▶ Dataset extract
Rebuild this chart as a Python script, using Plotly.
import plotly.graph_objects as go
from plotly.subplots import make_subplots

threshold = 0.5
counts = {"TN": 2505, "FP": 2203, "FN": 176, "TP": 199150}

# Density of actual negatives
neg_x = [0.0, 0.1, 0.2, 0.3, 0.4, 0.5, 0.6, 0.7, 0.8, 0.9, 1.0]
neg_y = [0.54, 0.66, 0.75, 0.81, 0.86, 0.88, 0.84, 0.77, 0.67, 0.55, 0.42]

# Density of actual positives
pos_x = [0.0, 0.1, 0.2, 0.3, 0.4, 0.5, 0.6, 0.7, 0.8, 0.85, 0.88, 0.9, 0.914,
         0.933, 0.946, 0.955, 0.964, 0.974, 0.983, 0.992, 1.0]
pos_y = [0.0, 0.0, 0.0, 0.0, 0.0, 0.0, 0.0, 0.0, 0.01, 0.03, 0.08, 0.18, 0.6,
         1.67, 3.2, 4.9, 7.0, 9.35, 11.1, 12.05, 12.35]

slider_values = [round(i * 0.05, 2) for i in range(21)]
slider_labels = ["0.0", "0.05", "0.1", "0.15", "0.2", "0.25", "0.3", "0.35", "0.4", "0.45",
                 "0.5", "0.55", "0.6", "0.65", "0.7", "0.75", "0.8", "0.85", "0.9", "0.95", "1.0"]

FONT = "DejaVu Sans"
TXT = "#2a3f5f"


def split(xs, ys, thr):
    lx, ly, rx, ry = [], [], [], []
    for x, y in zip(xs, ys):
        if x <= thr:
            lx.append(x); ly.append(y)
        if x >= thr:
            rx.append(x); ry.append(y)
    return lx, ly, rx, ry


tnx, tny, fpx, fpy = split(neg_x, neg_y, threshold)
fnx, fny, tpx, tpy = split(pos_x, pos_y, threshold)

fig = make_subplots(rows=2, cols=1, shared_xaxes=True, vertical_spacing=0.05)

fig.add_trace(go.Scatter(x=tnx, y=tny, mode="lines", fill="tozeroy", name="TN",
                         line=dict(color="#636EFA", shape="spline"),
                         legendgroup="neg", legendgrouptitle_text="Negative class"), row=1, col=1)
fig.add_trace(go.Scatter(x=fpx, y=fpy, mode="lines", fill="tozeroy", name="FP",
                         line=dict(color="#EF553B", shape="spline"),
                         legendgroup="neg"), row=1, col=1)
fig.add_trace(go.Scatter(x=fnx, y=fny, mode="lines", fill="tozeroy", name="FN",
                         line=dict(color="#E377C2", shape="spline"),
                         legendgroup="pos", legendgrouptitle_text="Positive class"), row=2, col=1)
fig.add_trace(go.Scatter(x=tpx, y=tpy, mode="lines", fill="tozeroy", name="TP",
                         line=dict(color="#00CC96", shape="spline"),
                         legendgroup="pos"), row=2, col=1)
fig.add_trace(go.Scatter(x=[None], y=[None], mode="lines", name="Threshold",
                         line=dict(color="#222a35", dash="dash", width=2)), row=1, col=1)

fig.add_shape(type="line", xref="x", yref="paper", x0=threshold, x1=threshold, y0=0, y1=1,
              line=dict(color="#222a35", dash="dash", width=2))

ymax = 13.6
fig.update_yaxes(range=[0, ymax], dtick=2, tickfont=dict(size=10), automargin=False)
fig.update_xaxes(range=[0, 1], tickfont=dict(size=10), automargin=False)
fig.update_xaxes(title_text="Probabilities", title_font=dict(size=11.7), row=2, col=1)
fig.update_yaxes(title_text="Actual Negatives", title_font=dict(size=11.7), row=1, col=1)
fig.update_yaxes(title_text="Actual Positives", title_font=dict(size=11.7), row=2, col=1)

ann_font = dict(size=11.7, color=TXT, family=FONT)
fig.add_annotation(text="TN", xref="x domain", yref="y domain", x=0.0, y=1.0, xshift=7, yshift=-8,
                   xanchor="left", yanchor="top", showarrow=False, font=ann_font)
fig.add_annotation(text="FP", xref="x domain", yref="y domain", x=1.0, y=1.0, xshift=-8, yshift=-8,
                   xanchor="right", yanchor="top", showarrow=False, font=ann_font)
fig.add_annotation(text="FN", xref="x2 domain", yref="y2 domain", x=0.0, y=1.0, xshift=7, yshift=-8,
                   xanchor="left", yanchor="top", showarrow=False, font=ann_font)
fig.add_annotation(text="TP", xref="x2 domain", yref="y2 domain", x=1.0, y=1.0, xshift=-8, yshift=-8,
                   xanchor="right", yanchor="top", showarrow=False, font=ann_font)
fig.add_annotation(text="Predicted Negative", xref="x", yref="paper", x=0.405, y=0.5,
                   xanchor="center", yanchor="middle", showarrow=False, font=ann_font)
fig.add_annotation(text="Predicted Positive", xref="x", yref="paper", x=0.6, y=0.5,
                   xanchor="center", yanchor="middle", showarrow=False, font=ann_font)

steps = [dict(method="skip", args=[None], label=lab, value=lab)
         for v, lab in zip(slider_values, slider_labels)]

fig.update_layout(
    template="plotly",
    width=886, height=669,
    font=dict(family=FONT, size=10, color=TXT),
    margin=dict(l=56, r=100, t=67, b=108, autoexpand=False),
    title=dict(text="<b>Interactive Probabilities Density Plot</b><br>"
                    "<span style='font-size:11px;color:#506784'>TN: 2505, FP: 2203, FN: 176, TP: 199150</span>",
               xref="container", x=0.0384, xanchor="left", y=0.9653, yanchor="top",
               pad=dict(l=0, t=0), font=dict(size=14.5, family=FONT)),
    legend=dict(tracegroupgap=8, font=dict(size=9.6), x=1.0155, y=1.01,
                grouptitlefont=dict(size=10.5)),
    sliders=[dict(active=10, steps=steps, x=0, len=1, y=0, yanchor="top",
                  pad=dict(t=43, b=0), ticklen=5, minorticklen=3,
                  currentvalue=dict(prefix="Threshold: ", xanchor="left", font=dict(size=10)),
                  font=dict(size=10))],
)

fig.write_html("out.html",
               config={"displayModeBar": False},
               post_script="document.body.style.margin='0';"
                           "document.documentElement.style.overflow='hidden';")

▶ The exercise
Reproduce exactly, please, only the lines from the start of the data above to the line that contains "cols=1, shared_xaxes=True, vertical_spacing=0.05)", with both ends kept.

▶ Response to the task
Rebuild this chart as a Python script, using Plotly.
import plotly.graph_objects as go
from plotly.subplots import make_subplots

threshold = 0.5
counts = {"TN": 2505, "FP": 2203, "FN": 176, "TP": 199150}

# Density of actual negatives
neg_x = [0.0, 0.1, 0.2, 0.3, 0.4, 0.5, 0.6, 0.7, 0.8, 0.9, 1.0]
neg_y = [0.54, 0.66, 0.75, 0.81, 0.86, 0.88, 0.84, 0.77, 0.67, 0.55, 0.42]

# Density of actual positives
pos_x = [0.0, 0.1, 0.2, 0.3, 0.4, 0.5, 0.6, 0.7, 0.8, 0.85, 0.88, 0.9, 0.914,
         0.933, 0.946, 0.955, 0.964, 0.974, 0.983, 0.992, 1.0]
pos_y = [0.0, 0.0, 0.0, 0.0, 0.0, 0.0, 0.0, 0.0, 0.01, 0.03, 0.08, 0.18, 0.6,
         1.67, 3.2, 4.9, 7.0, 9.35, 11.1, 12.05, 12.35]

slider_values = [round(i * 0.05, 2) for i in range(21)]
slider_labels = ["0.0", "0.05", "0.1", "0.15", "0.2", "0.25", "0.3", "0.35", "0.4", "0.45",
                 "0.5", "0.55", "0.6", "0.65", "0.7", "0.75", "0.8", "0.85", "0.9", "0.95", "1.0"]

FONT = "DejaVu Sans"
TXT = "#2a3f5f"


def split(xs, ys, thr):
    lx, ly, rx, ry = [], [], [], []
    for x, y in zip(xs, ys):
        if x <= thr:
            lx.append(x); ly.append(y)
        if x >= thr:
            rx.append(x); ry.append(y)
    return lx, ly, rx, ry


tnx, tny, fpx, fpy = split(neg_x, neg_y, threshold)
fnx, fny, tpx, tpy = split(pos_x, pos_y, threshold)

fig = make_subplots(rows=2, cols=1, shared_xaxes=True, vertical_spacing=0.05)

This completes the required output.